Chinua Achebe: Celebrating a Literary Master

5 years on from his passing, we celebrate the patriarch of African Literature. A master wordsmith who paved the way for so many after him.

Photo by Beowulf Sheehan/PEN/Alamy

In secondary school, the study of African Literature was paramount.

It was important that we knew about the novelists and authors of our continent. Chinua Achebe’s Things Fall Apart, his best-known literary piece, was part of the collection selected for my school’s literature syllabus.

The audacity of Achebe’s body of work gave African Literature a representation, not only on bookshelves amongst the likes of Shakespeare and Hardy, but it also gave the genre a voice, speaking about anti-colonial stories and the troubled history of Nigeria.

The patriarch of modern African Literature once said, “Art is a man’s constant effort to create for himself a different order of reality from that which is given to him.” His works prove to be a testament to this, reflecting and criticising the socio-political issues Nigeria faced.

Achebe addressed the conflict between traditional ways of life and colonial assertions in a number of pieces including: No Longer At Ease (1960), where he cleverly uses education paradoxically against colonialism as one of the themes in the book and criticises corruption among civil servants in Nigeria; Arrow of God (1964); and satirical novel A Man of the People (1966).

Other works of literature of his include, a collection of poems, Beware, Soul Brother (1971); Girls at War and Other Short Stories (1972), and his first book of essays, Morning Yet on Creation Day (1975).

Penning his way through a stellar career

Whilst aggregating his literature, Achebe also had a remarkable career.

Upon graduating from University College (now University of Ibadan), he briefly worked as a school teacher and subsequently became Director of External Broadcasting at the Nigerian Broadcasting Corporation in 1961 until 1966.

The 1960s proved very productive for Achebe, as he published the follow-up novels of Things Fall Apart in this decade.

Towards the end of the 1960s, Achebe toured the United States with fellow writers Gabriel Okara and Cyprian Ekwensi to raise awareness of the conflict back home (Nigerian Civil War 1967-1970) giving lectures at various universities.

The 1970s to 1990s saw Achebe serving in faculty positions at various universities. Some of which include the University of Massachusetts, The University of Connecticut, University of Nigeria, and Bard College. He also served as Director of two Nigerian publishing houses; Heinemann Educational Books Ltd and Nwankwo-Ifejika Ltd, and was the Editor of Okike, a prestigious Nigerian literary magazine, during this time.

In 1987, Achebe published his first novel in 20 years, Anthills in the Savannah, which was shortlisted for the Booker McConnell Prize. The following year he published Hopes and Impediments.

Chinua Achebe won several awards over the course of his writing career, including the Man Booker International Prize in 2007 and the Dorothy and Lilian Gish Prize in 2010. Additionally, he received honorary degrees from more than 30 universities around the world.

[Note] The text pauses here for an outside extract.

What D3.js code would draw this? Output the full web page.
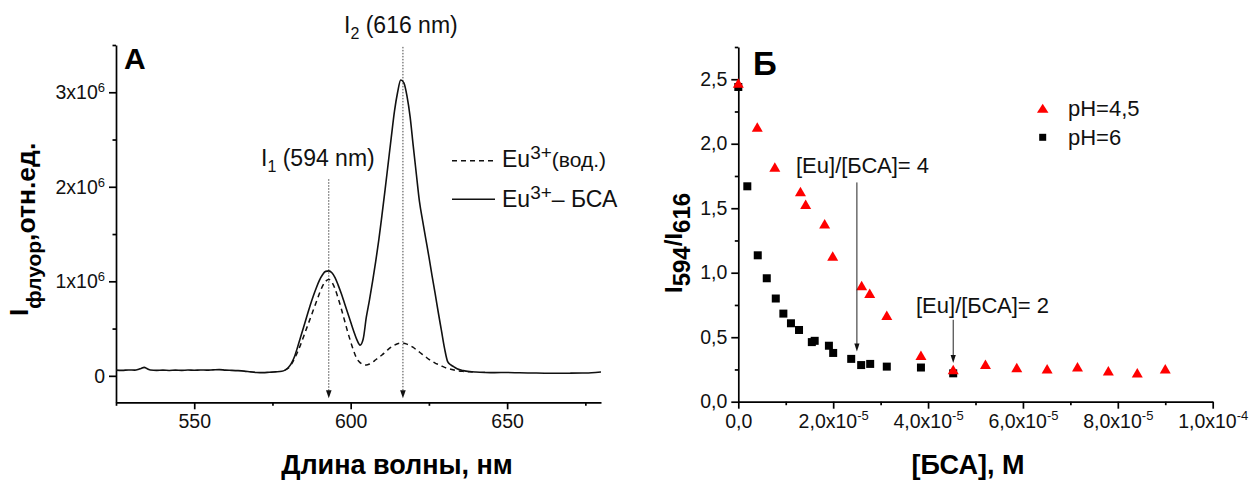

Things Fall Apart remains relevant today

The late Chinua Achebe was a towering figure of 20th Century Literature.

He wrote for people who did not want to be defined by the views of Europeans during post-colonial West Africa.

He represented the traditional values and morals of Nigerian tribes and cultures and established that tribal Nigeria had an identity before “civilising’ colonialism arrived in the country. He provided an alternative authentic insight that could have otherwise been overlooked by the storytellers that would minimise the roles of Africans.

That same alternative outlook, especially in the Nigerian trilogy (Things Fall Apart) is still relevant today. Achebe’s literature continues to provide an alternative way to look at situations in regions that have witnessed a form of Western intervention and the political turmoil that follows as a result.

Africa for one, continues to be in conflict with its past and present, battling between tradition and modernity; individualism and community; and socialism and capitalism.

While we honour Chinua Achebe, his works, and his efforts to tell the story of Africans from an African perspective this month, we too, as Africans can take inspiration from the literary historian that is Albert Chinụalụmọgụ Achebe. Let us appreciate who we are and evolve our continent to continue to contribute to the world’s development.